The US Patent and Trademark Office (USPTO) has upheld Microsoft's patents on the FAT file system.

The final decision has come after nearly two years of investigation into the technology that controls how files are stored in Windows, and following their initial rejection in October.

Microsoft was informed yesterday that the USPTO was ending its re-examination of patents 5,579,517 and 5,758,352, and issuing updated patent certificates.

FAT is the technology in Windows that allows files to be stored under certain file names, but it is not exclusive to Windows. FAT also is widely used in removable media such as USB memory sticks and cameras.

Microsoft claims it developed FAT in 1976 and was granted a patent on the file system in 1996. But some in the industry, particularly those with interests in developing and promoting open-source software, have disputed the FAT patents Microsoft holds. Microsoft licenses FAT to third parties, who must pay the software company to use it in their technology, Payer said.

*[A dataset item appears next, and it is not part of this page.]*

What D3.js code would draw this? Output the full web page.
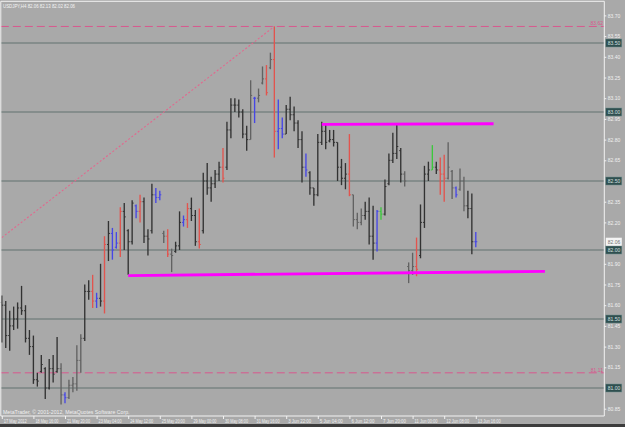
<!DOCTYPE html>
<html><head><meta charset="utf-8">
<script src="https://cdn.jsdelivr.net/npm/d3@7"></script>
<style>
html,body{margin:0;padding:0;background:#a9a9a9;}
svg{display:block;font-family:"Liberation Sans",Arial,sans-serif;}
</style></head>
<body>
<svg id="c" width="625" height="427"></svg>
<script>
// ---- data (USDJPY, H4) ----
const symbolTitle = "USDJPY,H4  82.06 82.13 82.02 82.06";
const watermark = "MetaTrader, \u00A9 2001-2012, MetaQuotes Software Corp.";
const openP = [81.62,81.60,81.38,81.45,81.50,81.58,81.56,81.36,81.30,81.06, 81.12,81.14,81.00,81.14,81.12,81.14,80.95,80.93,81.02,81.03, 81.20,81.36,81.70,81.70,81.63,81.65,81.63,82.04,82.12,82.02, 82.05,82.28,82.14,82.06,82.32,82.28,82.35,82.10,82.14,82.40, 82.38,82.12,82.10,81.97,81.99,82.03,82.20,82.22,82.30,82.25, 82.06,82.14,82.50,82.45,82.48,82.55,82.60,82.60,82.87,83.05, 83.05,83.00,82.84,82.80,83.10,83.10,83.21,83.24,83.32,83.38, 82.86,82.88,82.84,83.02,82.98,82.92,82.80,82.60,82.56,82.45, 82.40,82.78,82.86,82.79,82.80,82.78,82.60,82.52,82.55,82.40, 82.22,82.20,82.25,82.28,82.10,82.05,82.28,82.26,82.48,82.65, 82.70,82.72,82.55,81.88,81.85,81.88,81.96,82.20,82.55,82.58, 82.60,82.58,82.55,82.52,82.57,82.45,82.44,82.50,82.32,82.30, 82.06];
const highP = [81.67,81.63,81.56,81.59,81.62,81.74,81.60,81.42,81.38,81.11, 81.24,81.15,81.21,81.24,81.37,81.18,80.97,81.06,81.08,81.31, 81.39,81.75,81.78,81.82,81.69,81.90,82.10,82.21,82.16,82.13, 82.31,82.34,82.15,82.36,82.33,82.40,82.38,82.15,82.48,82.45, 82.43,82.14,82.15,82.01,82.06,82.28,82.25,82.34,82.38,82.29, 82.30,82.56,82.63,82.53,82.58,82.64,82.74,82.93,83.10,83.10, 83.09,83.02,82.90,83.23,83.11,83.17,83.33,83.34,83.43,83.62, 83.09,82.96,83.05,83.11,83.04,82.94,82.86,82.70,82.57,82.45, 82.84,82.93,82.92,82.87,82.87,82.78,82.66,82.63,82.84,82.40, 82.27,82.30,82.35,82.38,82.32,82.29,82.31,82.51,82.70,82.85, 82.92,82.74,82.57,81.91,81.98,82.09,82.33,82.61,82.64,82.76, 82.64,82.67,82.69,82.78,82.58,82.46,82.59,82.53,82.43,82.41, 82.13];
const lowP = [81.33,81.29,81.27,81.42,81.43,81.53,81.33,81.24,81.03,81.01, 81.11,80.92,80.99,81.04,81.11,80.88,80.89,80.92,80.97,80.98, 81.11,81.34,81.64,81.58,81.58,81.59,81.54,81.92,81.93,82.01, 81.95,82.00,81.82,82.04,82.23,82.20,82.05,81.96,82.12,82.34, 82.36,82.05,81.95,81.84,81.98,82.00,82.17,82.16,82.21,82.03, 82.01,82.12,82.40,82.35,82.45,82.50,82.49,82.58,82.81,83.00, 82.96,82.81,82.72,82.80,82.92,83.07,83.20,83.12,83.31,82.67, 82.73,82.81,82.84,82.94,82.86,82.74,82.49,82.53,82.40,82.32, 82.39,82.76,82.73,82.78,82.75,82.50,82.47,82.44,82.39,82.17, 82.15,82.18,82.22,82.04,81.93,81.99,82.22,82.25,82.47,82.63, 82.66,82.49,82.46,81.76,81.82,81.81,81.94,82.16,82.50,82.58, 82.55,82.40,82.35,82.51,82.37,82.38,82.43,82.28,82.23,81.97, 82.02];
const closeP = [81.60,81.38,81.45,81.50,81.58,81.56,81.36,81.30,81.06,81.05, 81.17,81.00,81.14,81.10,81.14,80.95,80.93,81.02,81.03,81.20, 81.36,81.70,81.70,81.63,81.65,81.63,82.04,82.12,82.00,82.05, 82.28,82.24,82.06,82.34,82.28,82.35,82.10,82.08,82.40,82.38, 82.40,82.10,81.97,81.96,82.03,82.20,82.22,82.30,82.25,82.06, 82.04,82.50,82.45,82.48,82.55,82.60,82.52,82.87,83.05,83.05, 83.00,82.84,82.80,83.12,83.10,83.12,83.24,83.14,83.38,82.86, 82.88,82.84,83.02,82.98,82.92,82.80,82.60,82.58,82.45,82.40, 82.78,82.86,82.78,82.80,82.78,82.60,82.52,82.55,82.40,82.22, 82.20,82.25,82.28,82.10,82.05,82.28,82.26,82.46,82.65,82.70, 82.75,82.55,82.50,81.85,81.88,81.86,82.20,82.55,82.58,82.60, 82.58,82.55,82.52,82.60,82.45,82.40,82.50,82.32,82.30,82.06, 82.06];
// bar colour class: k dark, g light gray, r red, b blue, n green
const barColour = ["kkkkkkkkkk","kkkkkgbggg","gkkrbkrkbb","rkkkbrkkkb","bgrgkkbrkk","rkkkkkrkkk","kkkgbggrgr","bbkkkkkbkk","kkkkkkkkrg","ggkkkbnkkk","kkgggrkkkn","krrggbggkk","b"].join("").split("");
const timeLabels = ["17 May 2012","18 May 16:00","21 May 20:00","23 May 04:00","24 May 12:00","25 May 20:00","29 May 00:00","30 May 08:00","31 May 16:00","3 Jun 22:00","5 Jun 04:00","6 Jun 12:00","7 Jun 20:00","11 Jun 00:00","12 Jun 08:00","13 Jun 16:00"];
const timeLabelIndex = [0,8,16,24,32,40,48,56,64,72,80,88,96,104,112,120];
// price scale labels that are visible (others are covered by the level boxes)
const priceTicks = [83.70,83.55,83.40,83.25,83.10,82.95,82.80,82.65,82.35,82.20,81.90,81.75,81.60,81.45,81.30,81.15,80.85];
const levelLines = [83.50,83.00,82.50,82.00,81.50,81.00];
const dashedLevels = [83.62,81.11];
const currentPrice = 82.06;
// trend lines: [index1, price1, index2, price2]
const dottedTrend = [0,82.09,69,83.62];
const magentaLines = [[81,82.91,124.5,82.915],[32,81.815,137.5,81.845]];

// ---- drawing ----
const svg = d3.select("#c");
const W=625,H=427;
const pLeft=0.8, pRight=604.3, pTop=1.3, pBottom=416;
const x = d3.scaleLinear().domain([0,120]).range([1.8,475.8]);
const y = d3.scaleLinear().domain([81,83.5]).range([388,43]);
const col = {k:"#323232",g:"#626262",r:"#e2544e",b:"#4646e6",n:"#3cc83c"};

svg.append("rect").attr("width",W).attr("height",H).attr("fill","#a9a9a9");
svg.append("rect").attr("x",0).attr("y",424).attr("width",W).attr("height",3).attr("fill","#3c3c3c");

const plot = svg.append("g");
plot.selectAll(".lvl").data(levelLines).enter().append("line")
  .attr("x1",pLeft).attr("x2",pRight).attr("y1",d=>y(d)).attr("y2",d=>y(d))
  .attr("stroke","#627270").attr("stroke-width",1.2);
plot.selectAll(".dl").data(dashedLevels).enter().append("line")
  .attr("x1",pLeft).attr("x2",pRight).attr("y1",d=>y(d)).attr("y2",d=>y(d))
  .attr("stroke","#d8588e").attr("stroke-width",1).attr("stroke-dasharray","8,4");
plot.selectAll(".dlt").data(dashedLevels).enter().append("text")
  .attr("x",603).attr("y",d=>y(d)-1).attr("text-anchor","end")
  .attr("font-size",5).attr("fill","#d8588e").text(d=>d.toFixed(2));
plot.append("line")
  .attr("x1",x(dottedTrend[0])).attr("y1",y(dottedTrend[1]))
  .attr("x2",x(dottedTrend[2])).attr("y2",y(dottedTrend[3]))
  .attr("stroke","#e2688e").attr("stroke-width",1.1).attr("stroke-dasharray","2,2");

const idx = d3.range(openP.length);
const bars = plot.selectAll(".bar").data(idx).enter().append("g")
  .attr("stroke",i=>col[barColour[i]]).attr("stroke-width",1.35);
bars.append("line").attr("x1",i=>x(i)).attr("x2",i=>x(i))
  .attr("y1",i=>y(highP[i])).attr("y2",i=>y(lowP[i]));
bars.append("line").attr("x1",i=>x(i)-1.5).attr("x2",i=>x(i))
  .attr("y1",i=>y(openP[i])).attr("y2",i=>y(openP[i])).attr("stroke-width",1);
bars.append("line").attr("x1",i=>x(i)).attr("x2",i=>x(i)+1.5)
  .attr("y1",i=>y(closeP[i])).attr("y2",i=>y(closeP[i])).attr("stroke-width",1);

plot.selectAll(".mg").data(magentaLines).enter().append("line")
  .attr("x1",d=>x(d[0])).attr("y1",d=>y(d[1]))
  .attr("x2",d=>x(d[2])).attr("y2",d=>y(d[3]))
  .attr("stroke","#ff00ff").attr("stroke-width",2.8);

svg.append("path").attr("d",`M${pLeft},${pBottom} L${pLeft},${pTop} L${pRight},${pTop} L${pRight},${pBottom} Z`)
  .attr("fill","none").attr("stroke","#f2f2f2").attr("stroke-width",1);

const ay = svg.append("g").attr("transform",`translate(${pRight},0)`)
  .call(d3.axisRight(y).tickValues(priceTicks).tickSize(2).tickFormat(d3.format(".2f")));
ay.select(".domain").remove();
ay.selectAll("line").attr("stroke","#f2f2f2");
ay.selectAll("text").attr("x",3.5).attr("font-size",5).attr("fill","#f0f0f0").attr("font-family","Liberation Sans, Arial");

const lb = svg.selectAll(".lb").data(levelLines).enter().append("g")
  .attr("transform",d=>`translate(${pRight+1.5},${y(d)})`);
lb.append("rect").attr("x",0).attr("y",-4).attr("width",16).attr("height",8).attr("fill","#2f4f4f").attr("stroke","#6f8f8f").attr("stroke-width",0.5);
lb.append("text").attr("x",2).attr("y",1.8).attr("font-size",5).attr("fill","#d8e0e0").text(d=>d.toFixed(2));
const cp = svg.append("g").attr("transform",`translate(${pRight+1.5},${y(currentPrice)})`);
cp.append("rect").attr("x",0).attr("y",-4).attr("width",16).attr("height",8).attr("fill","#f4f4f4");
cp.append("text").attr("x",2).attr("y",1.8).attr("font-size",5).attr("fill","#707070").text(currentPrice.toFixed(2));

const ax = svg.append("g").attr("transform",`translate(0,${pBottom})`)
  .call(d3.axisBottom(x).tickValues(timeLabelIndex).tickSize(3).tickFormat((d,i)=>timeLabels[i]));
ax.select(".domain").remove();
ax.selectAll("line").attr("stroke","#f2f2f2");
ax.selectAll("text").attr("text-anchor","start").attr("x",1.5).attr("y",6.5).attr("dy",0)
  .attr("font-size",5).attr("fill","#f0f0f0").attr("textLength",23).attr("lengthAdjust","spacingAndGlyphs");

svg.append("text").attr("x",3).attr("y",8).attr("font-size",5.2).attr("fill","#f4f4f4")
  .attr("textLength",72).attr("lengthAdjust","spacingAndGlyphs").text(symbolTitle);
svg.append("text").attr("x",3).attr("y",414).attr("font-size",5.2).attr("fill","#f0f0f0").text(watermark);
</script>
</body></html>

The Public Patent Foundation and California man David L. Hoffman requested separately that the patents covering FAT be re-examined in April 2004 and January 2005 respectively.

The USPTO initially rejected patent 5,579,517 in September 2004 after re-examination, but Microsoft submitted more materials to support its claim on the patent.

The decision unveiled Tuesday is the USPTO's final decision, according to USPTO documents. The upholding of the patents means that Microsoft can continue to license FAT to third parties for a fee.